Abstract

A conventional free-electron laser is useful but large, driven by a beam with many relativistic electrons. Although, recently, keV electron beams have been used to excite broadband radiation from material chips, there remains a quest for a chip-size free-electron laser capable of emitting coherent radiation. Unfortunately, those keV emitters from electron microscopes or dielectric laser accelerators usually deliver a small current with discrete moving electrons separated by a distance of a few or tens of microns. To envisage a chip-size free-electron laser as a powerful research tool, we study in this paper achievable laser radiation from a single electron and an array of single electrons atop a nano-grating dielectric waveguide.
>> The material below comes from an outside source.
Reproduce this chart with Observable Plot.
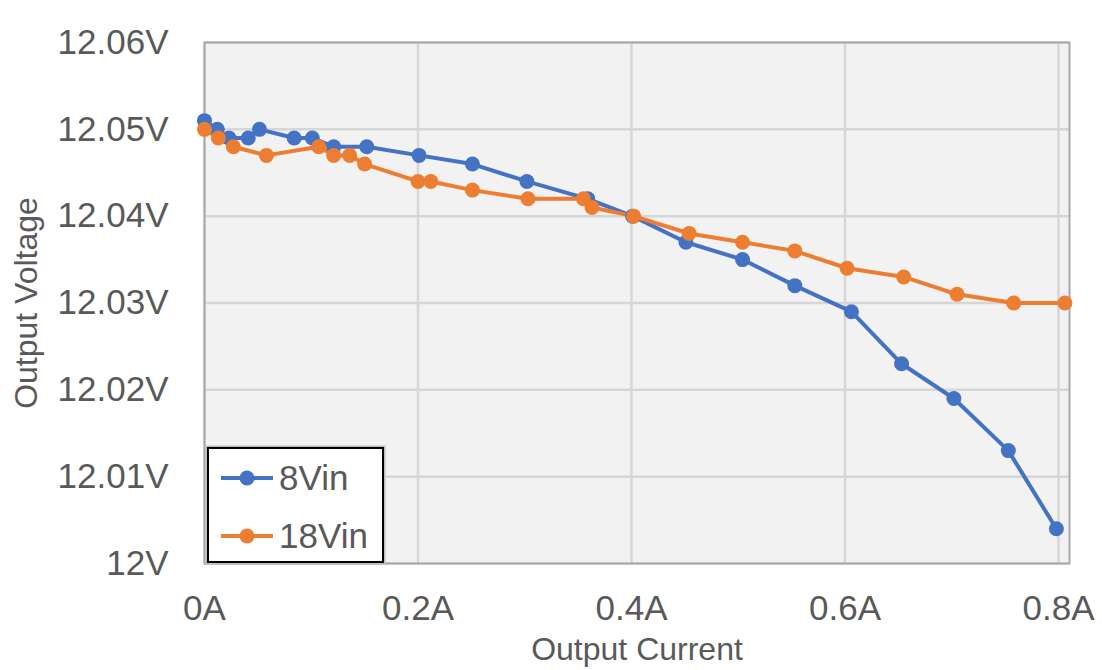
<!DOCTYPE html>
<html>
<head>
<meta charset="utf-8">
<script src="https://cdn.jsdelivr.net/npm/d3@7"></script>
<script src="https://cdn.jsdelivr.net/npm/@observablehq/plot@0.6"></script>
<style>
  html, body { margin: 0; padding: 0; background: #fff; }
  #wrap { position: relative; width: 1102px; height: 670px; font-family: "Liberation Sans", Arial, sans-serif; }
  #legend { position: absolute; left: 207px; top: 447px; width: 173px; height: 112px; background: #fff; border: 2px solid #000; box-shadow: 0 0 0 1.5px #bdbdbd; }
  .item { position: absolute; left: 0; height: 40px; display: flex; align-items: center; font-size: 35px; color: #595959; }
  .item svg { margin-left: 10px; margin-right: 4px; }
</style>
</head>
<body>
<div id="wrap"></div>
<script>
const seriesNames = ["8Vin", "18Vin"];
const seriesColors = ["#4472c4", "#ed7d31"];

const current8 = [0, 0.012, 0.023, 0.041, 0.0515, 0.084, 0.101, 0.121, 0.152, 0.201, 0.251, 0.302, 0.359, 0.401, 0.451, 0.504, 0.553, 0.606, 0.653, 0.702, 0.753, 0.798];
const volt8 = [12.051, 12.050, 12.049, 12.049, 12.050, 12.049, 12.049, 12.048, 12.048, 12.047, 12.046, 12.044, 12.042, 12.040, 12.037, 12.035, 12.032, 12.029, 12.023, 12.019, 12.013, 12.004];

const current18 = [0, 0.013, 0.027, 0.058, 0.107, 0.121, 0.136, 0.150, 0.200, 0.212, 0.251, 0.303, 0.355, 0.363, 0.402, 0.454, 0.504, 0.553, 0.602, 0.655, 0.705, 0.758, 0.806];
const volt18 = [12.050, 12.049, 12.048, 12.047, 12.048, 12.047, 12.047, 12.046, 12.044, 12.044, 12.043, 12.042, 12.042, 12.041, 12.040, 12.038, 12.037, 12.036, 12.034, 12.033, 12.031, 12.030, 12.030];

const xTicks = [0, 0.2, 0.4, 0.6, 0.8];
const yTicks = [12, 12.01, 12.02, 12.03, 12.04, 12.05, 12.06];
const xTitle = "Output Current";
const yTitle = "Output Voltage";

const data = [
  ...current8.map((c, i) => ({series: seriesNames[0], current: c, voltage: volt8[i]})),
  ...current18.map((c, i) => ({series: seriesNames[1], current: c, voltage: volt18[i]}))
];

const colorScale = {domain: seriesNames, range: seriesColors};

const chart = Plot.plot({
  width: 1102,
  height: 670,
  marginLeft: 204,
  marginRight: 33,
  marginTop: 42,
  marginBottom: 107,
  style: {background: "#fff", fontFamily: "'Liberation Sans', Arial, sans-serif", color: "#595959"},
  x: {domain: [0, 0.8103]},
  y: {domain: [12, 12.06]},
  color: colorScale,
  marks: [
    Plot.frame({fill: "#f2f2f2", stroke: null}),
    Plot.gridX(xTicks, {stroke: "#d6d6d6", strokeOpacity: 1, strokeWidth: 2.5}),
    Plot.gridY(yTicks, {stroke: "#d6d6d6", strokeOpacity: 1, strokeWidth: 2.5}),
    Plot.frame({stroke: "#a9a9a9", strokeWidth: 2}),
    Plot.axisX(xTicks, {tickSize: 0, tickPadding: 32, fontSize: 35, fill: "#595959", label: null,
      tickFormat: d => `${d}A`}),
    Plot.axisY(yTicks, {tickSize: 0, tickPadding: 36, fontSize: 35, fill: "#595959", label: null,
      tickFormat: d => `${+d.toFixed(2)}V`}),
    Plot.text([xTitle], {frameAnchor: "bottom", dy: 96, text: d => d, fontSize: 32, fill: "#595959", textAnchor: "middle"}),
    Plot.text([yTitle], {frameAnchor: "left", dx: -178, rotate: -90, text: d => d, fontSize: 32, fill: "#595959", textAnchor: "middle"}),
    Plot.line(data, {x: "current", y: "voltage", z: "series", stroke: "series", strokeWidth: 4}),
    Plot.dot(data, {x: "current", y: "voltage", fill: "series", r: 7.5, stroke: null})
  ]
});

const wrap = document.getElementById("wrap");
wrap.appendChild(chart);

const legend = document.createElement("div");
legend.id = "legend";
seriesNames.forEach((name, i) => {
  const item = document.createElement("div");
  item.className = "item";
  item.style.top = (i === 0 ? 9 : 67) + "px";
  item.innerHTML = `<svg width="56" height="20"><line x1="2" x2="54" y1="10" y2="10" stroke="${seriesColors[i]}" stroke-width="4"/><circle cx="28" cy="10" r="7.5" fill="${seriesColors[i]}"/></svg><span>${name}</span>`;
  legend.appendChild(item);
});
wrap.appendChild(legend);
</script>
</body>
</html>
In our study, thanks to the strong coupling between the electron and the guided wave in a structure with distributed feedback, a single 50-keV electron generates 1.5-µm laser-like radiation at the Bragg resonance of a 31-µm long silicon grating with a 400-nm thickness and 310-nm period. When driven by a train of single electrons repeating at 0.1 PHz, the nano-grating waveguide emits strong laser radiation at the second harmonic of the excitation frequency. A discrete spectrum of Smith–Purcell radiation mediated by the waveguide modes is also predicted in theory and observed from simulation in the vacuum space above the grating waveguide. This study opens up the opportunity for applications requiring combined advantages from compact high-brightness electron and photon sources.